Supplied data —

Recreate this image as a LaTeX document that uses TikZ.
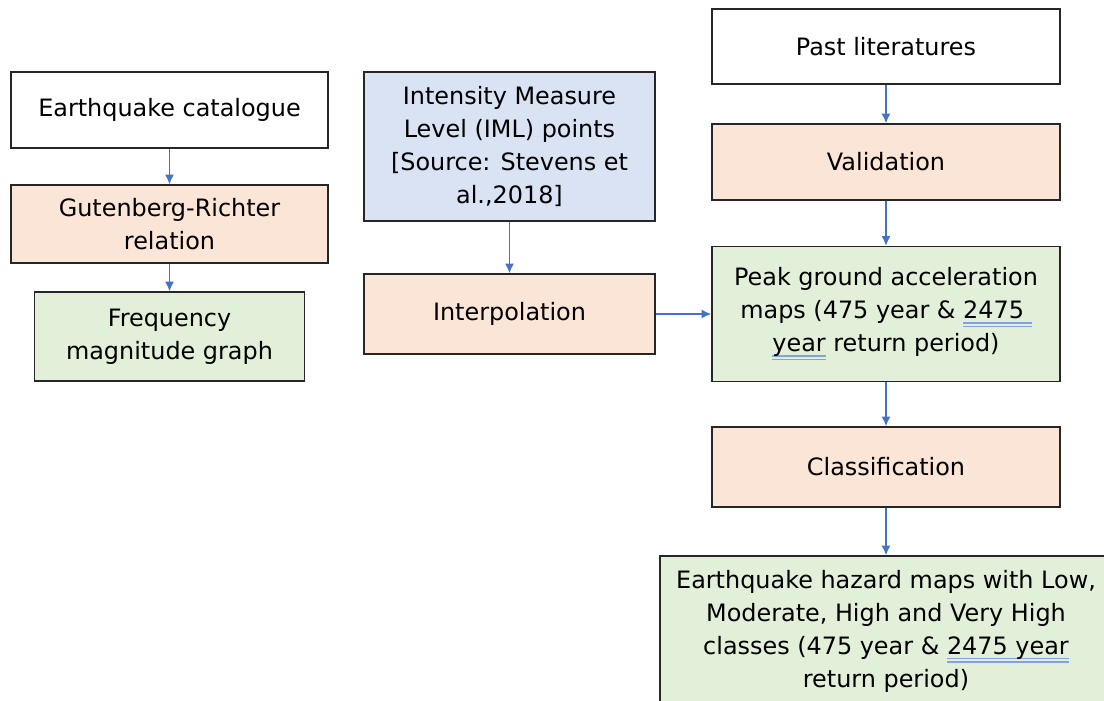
\documentclass[tikz,border=0pt]{standalone}
\usepackage{fontspec}
\setmainfont{DejaVu Sans}
\usetikzlibrary{positioning,arrows,arrows.meta}
\definecolor{peach}{HTML}{FBE5D6}
\definecolor{paleblue}{HTML}{DAE3F3}
\definecolor{palegreen}{HTML}{E2F0D9}
\definecolor{flowblue}{HTML}{4472C4}
\definecolor{ulblue}{HTML}{7FA3E6}
% double underline under a word
\newcommand{\dblul}[1]{\setbox0\hbox{#1}\rlap{\color{ulblue}\rule[-3.6pt]{\wd0}{1.1pt}}\rlap{\color{ulblue}\rule[-6pt]{\wd0}{1.1pt}}\box0\relax}

\begin{document}
\begin{tikzpicture}[x=0.025cm,y=-0.025cm]
		\tikzstyle{every node}+=[font=\fontsize{17}{23.5}\selectfont, align=center, inner sep=0pt]
		\tikzstyle{box}=[draw=black!85, line width=0.8pt, rectangle]
		\tikzstyle{arr}=[-{Latex[length=7pt,width=6.5pt]}, draw=flowblue, line width=1.3pt]
		\useasboundingbox (0,0) rectangle (1104,700);
		% left column
		\node [box, fill=white, minimum width=7.925cm, minimum height=1.9cm] (cat) at (169.5,110) {Earthquake catalogue};
		\node [box, fill=peach, minimum width=7.925cm, minimum height=1.95cm] (gr) at (169.5,224) {Gutenberg-Richter\\relation};
		\node [box, fill=palegreen, minimum width=6.75cm, minimum height=2.225cm] (freq) at (169.5,336.5) {Frequency\\magnitude graph};
		% middle column
		\node [box, fill=paleblue, minimum width=7.275cm, minimum height=3.725cm] (iml) at (509.5,146.5) {Intensity Measure\\Level (IML) points\\{}[Source: Stevens et\\al.,2018]};
		\node [box, fill=peach, minimum width=7.275cm, minimum height=2cm] (interp) at (509.5,314) {Interpolation};
		% right column
		\node [box, fill=white, minimum width=8.7cm, minimum height=1.875cm] (past) at (886,46.5) {Past literatures};
		\node [box, fill=peach, minimum width=8.7cm, minimum height=1.9cm] (valid) at (886,162) {Validation};
		\node [box, fill=palegreen, minimum width=8.7cm, minimum height=3.375cm] (pga) at (886,314) {Peak ground acceleration\\maps (475 year \& \dblul{2475\ }\\\dblul{year} return period)};
		\node [box, fill=peach, minimum width=8.7cm, minimum height=2cm] (class) at (886,467) {Classification};
		\node [box, fill=palegreen, minimum width=11.3cm, minimum height=3.75cm] (hazard) at (886,631) {Earthquake hazard maps with Low,\\Moderate, High and Very High\\classes (475 year \& \dblul{2475 year}\\return period)};
		% connectors
		\draw [arr] (cat) -- (gr);
		\draw [arr] (gr) -- (freq);
		\draw [arr] (iml) -- (interp);
		\draw [arr] (interp) -- (pga);
		\draw [arr] (past) -- (valid);
		\draw [arr] (valid) -- (pga);
		\draw [arr] (pga) -- (class);
		\draw [arr] (class) -- (hazard);
\end{tikzpicture}
\end{document}
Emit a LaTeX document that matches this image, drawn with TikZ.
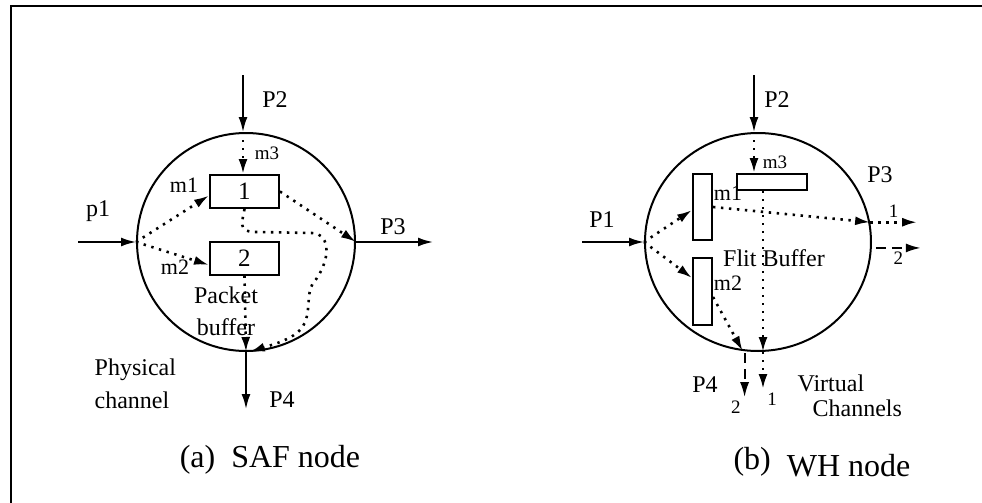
\documentclass[tikz,border=0pt]{standalone}
\usepackage{fontspec}
\setmainfont{Liberation Serif}
\usetikzlibrary{arrows.meta,shapes.geometric}

\begin{document}
\begin{tikzpicture}[x=0.5pt, y=-0.5pt, >={Latex[length=7.5pt,width=4.5pt]}, line width=1pt, font=\fontsize{12}{14}\selectfont]
\tikzset{
	router/.style={draw, ellipse, inner sep=0pt},
	buf/.style={draw, inner sep=0pt, font=\fontsize{12.5}{14}\selectfont},
	flow/.style={->, line width=1.3pt, dash pattern=on 1.2pt off 2.8pt},
	vc/.style={->, dash pattern=on 5pt off 3pt},
	small/.style={font=\fontsize{11}{12}\selectfont, inner sep=1pt},
	tiny/.style={font=\fontsize{9.5}{10}\selectfont, inner sep=1.5pt},
	caption/.style={font=\fontsize{16}{18}\selectfont}
}
\useasboundingbox (0,0) rectangle (982,503);
\draw[line width=1.2pt] (11,503) -- (11,6) -- (982,6);

% (a) store-and-forward node
\node[router, minimum width=109pt, minimum height=109pt] (saf) at (246,242) {};
\node[buf, minimum width=34.5pt, minimum height=16.5pt] (b1) at (244.5,191.5) {1};
\node[buf, minimum width=34.5pt, minimum height=16.5pt] (b2) at (244.5,258) {2};
\coordinate (p1a) at (78,242);
\coordinate (p2a) at (243,75);

\draw[->] (p1a) -- (saf.west);
\draw[->] (p2a) -- (p2a |- saf.north);
\draw[->] (saf.east) -- ++(77,0);
\draw[->] (saf.south) -- ++(0,57);

\draw[flow] (p2a |- saf.north) -- (p2a |- b1.north);
\draw[flow] (saf.west) -- ([yshift=-2pt]b1.west);
\draw[flow] (saf.west) -- ([yshift=-3.5pt]b2.west);
\draw[flow] (b1.east) -- (saf.east);
\draw[flow] (b2.south) -- (saf.south);
\draw[flow] (b1.south) -- (242,222) .. controls (242,231) and (248,232) .. (258,232)
	-- (312,233) .. controls (332,234) and (330,262) .. (314,282)
	.. controls (304,294) and (314,318) .. (298,332)
	.. controls (288,341) and (268,346) .. (saf.-88);

\node (lp2) at (275,100) {P2};
\node[tiny] (lm3) at (267,153) {m3};
\node[small] (lm1) at (184,185) {m1};
\node[small] (lm2) at (175,267) {m2};
\node (lp1) at (98,211) {p1};
\node (lp3) at (393,227) {P3};
\node (lp4) at (282,400) {P4};
\node[align=center, font=\fontsize{12}{16}\selectfont] (pkt) at (226,311) {Packet\\buffer};
\node[align=left, anchor=west, font=\fontsize{12}{16.5}\selectfont] (phy) at (87,384) {Physical\\channel};
\node[caption] (capa) at (270,460) {(a)\ \ SAF node};

% (b) wormhole node
\node[router, minimum width=113pt, minimum height=109pt] (wh) at (758,242) {};
\node[buf, minimum width=35pt, minimum height=8pt] (hb) at (772,182) {};
\node[buf, minimum width=9.5pt, minimum height=33pt] (vb1) at (702.5,207) {};
\node[buf, minimum width=9.5pt, minimum height=33.5pt] (vb2) at (702.5,291) {};
\coordinate (p1b) at (582,242);
\coordinate (p2b) at (754,75);
\path (hb.south) ++(-4.5pt,0) coordinate (hbo);

\draw[->] (p1b) -- (wh.west);
\draw[->] (p2b) -- (p2b |- wh.north);
\draw[flow] (p2b |- wh.north) -- (p2b |- hb.north);
\draw[flow] (wh.west) -- ([yshift=-1.5pt]vb1.west);
\draw[flow] (wh.west) -- ([yshift=6.5pt]vb2.west);
\draw[flow] (vb1.east) -- (wh.10);
\draw[flow] (wh.10) -- ++(47,0) node[tiny, midway, above] {1};
\draw[vc] ([xshift=2pt]wh.-3) -- ++(45,0) node[tiny, midway, below] {2};
\draw[flow] (hbo) -- (hbo |- wh.south);
\draw[flow] (hbo |- wh.south) -- ++(0,37) node[tiny, below right] {1};
\draw[flow] ([yshift=-3pt]vb2.east) -- (wh.-98);
\draw[vc] ([yshift=-1pt]wh.-97) -- ++(0,44) node[tiny, below left] {2};

\node (rp2) at (777,100) {P2};
\node[tiny] (rm3) at (775,162) {m3};
\node[small] (rm1) at (728,193) {m1};
\node[small] (rm2) at (728,283) {m2};
\node (rp1) at (602,220) {P1};
\node (rp3) at (880,175) {P3};
\node (rp4) at (705,385) {P4};
\node (flit) at (774,258) {Flit Buffer};
\node[align=left, anchor=west, font=\fontsize{12}{12.5}\selectfont] (virt) at (790,396) {Virtual\\\hspace{7.5pt}Channels};
\node[caption] (capb) at (822,462) {\raisebox{3.5pt}{(b)}\ \ WH node};

\end{tikzpicture}
\end{document}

Work instructions —
All lines above from the one containing "Emit a LaTeX" through the one containing "(11,6) -- (982,6);" are to be quoted exactly, and only those; pictures are left out.

Full answer —
Emit a LaTeX document that matches this image, drawn with TikZ.
\documentclass[tikz,border=0pt]{standalone}
\usepackage{fontspec}
\setmainfont{Liberation Serif}
\usetikzlibrary{arrows.meta,shapes.geometric}

\begin{document}
\begin{tikzpicture}[x=0.5pt, y=-0.5pt, >={Latex[length=7.5pt,width=4.5pt]}, line width=1pt, font=\fontsize{12}{14}\selectfont]
\tikzset{
	router/.style={draw, ellipse, inner sep=0pt},
	buf/.style={draw, inner sep=0pt, font=\fontsize{12.5}{14}\selectfont},
	flow/.style={->, line width=1.3pt, dash pattern=on 1.2pt off 2.8pt},
	vc/.style={->, dash pattern=on 5pt off 3pt},
	small/.style={font=\fontsize{11}{12}\selectfont, inner sep=1pt},
	tiny/.style={font=\fontsize{9.5}{10}\selectfont, inner sep=1.5pt},
	caption/.style={font=\fontsize{16}{18}\selectfont}
}
\useasboundingbox (0,0) rectangle (982,503);
\draw[line width=1.2pt] (11,503) -- (11,6) -- (982,6);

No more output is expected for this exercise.